In all, Eldridge, Pieterson and the two other students attempted to contact Anzjon four times to discuss the diversity campaign and voice their concerns before they created the petition. Anzjon confirmed that the four students emailed her on those dates.  

When Anzjon responded to the students’ emails, she asked to meet with them. They all agreed.

On Wednesday, Dec. 10, Eldridge, Pietersen, and Small met with Steve Anderson and co Director of Student Life Kenyon Bonner. Anzjon was not able to attend the meeting. Anderson and Bonner were receptive to their concerns, Eldridge said, but “ultimately decided we had to meet with Sarah for her side of the story.”

On the morning of Thursday, Dec. 11, all four students met with Anzjon and Anderson. The students showed the Residence Life staff the petition and the 700 signatures it had received by that time.

“[We told them] we found it very insulting to show trivial problems such as stereotypes around pumpkin spice lattes and to not even try to show diversity,” Eldridge said. “We wanted to know what the idea was for the project and how for the six weeks it was up, no one felt something was wrong with it.”

Eldridge said that she and the other students told Anzjon that some students took the project as a joke. They continued to press the need to take it down immediately, she said.

In an email on Dec. 12, Anderson said he and the Residence Life staff started the diversity campaign to help students.

“The campaign was intended to help students challenge their biases, better understand the impact of their words on others and raise awareness about differences and similarities in our experiences,” Anderson said.

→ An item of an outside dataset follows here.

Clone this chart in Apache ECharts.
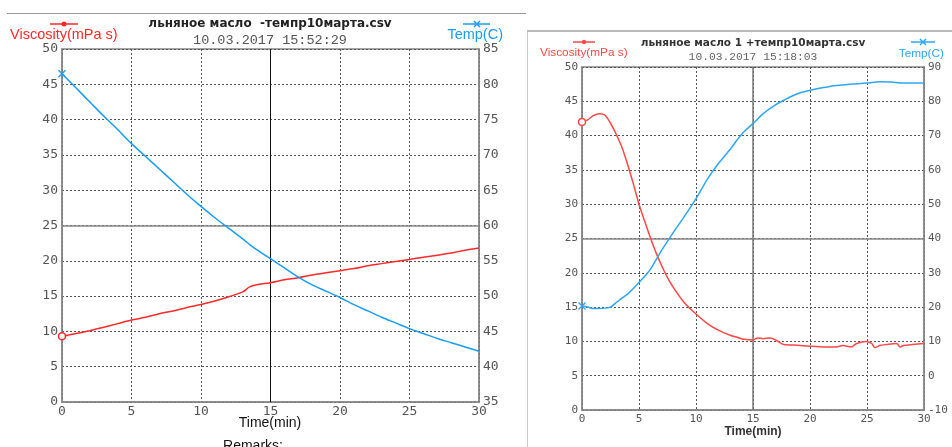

According to him, the posters were meant to be a “forum” where students could “speak candidly about stereotypes and instances in which inappropriate offensive comments occur.”  

“The display Board campaign sponsored by the students of Tower B has sparked important conversations about significant issues that affect our community,” Anderson said.

Anderson said he received “valuable feedback” from the students during the meetings. He said the students listed ways the residence life staff could make campaigns more inclusive, effective and representative of the Pitt community. The meeting ended with an agreement between the students and the Residence Life staff.

“We continued to press the need to take down the campaign immediately and begin a project to replace it for next semester,” Eldridge said. “We ended the meeting agreeing to allow [Anderson and Anzjon] twenty-four hours to discuss and get back to us with a decision.”

The next morning, on Dec. 12, Anderson called Eldridge to confirm that the posters were being taken down. Shortly after, an update to the petition’s page on was made that read “Victory!”

Brett Stras, an undeclared sophomore, was one of the 794 students who signed the petition. He said the campaign was a poor attempt to educate Pitt’s campus about diversity and ignored the “systematic discrimination people of color experience.”

Stras criticized the campaign for omitting facts about the disparities in prison population demographics, access to education and access to the job market.

“The intention of the campaign was probably to help debunk stereotypes and spread understanding through the voices of the students themselves,” Stras, who is white, said. “But despite the creativity of the action, I think it failed to take into the amount of privilege that a predominately white campus has.”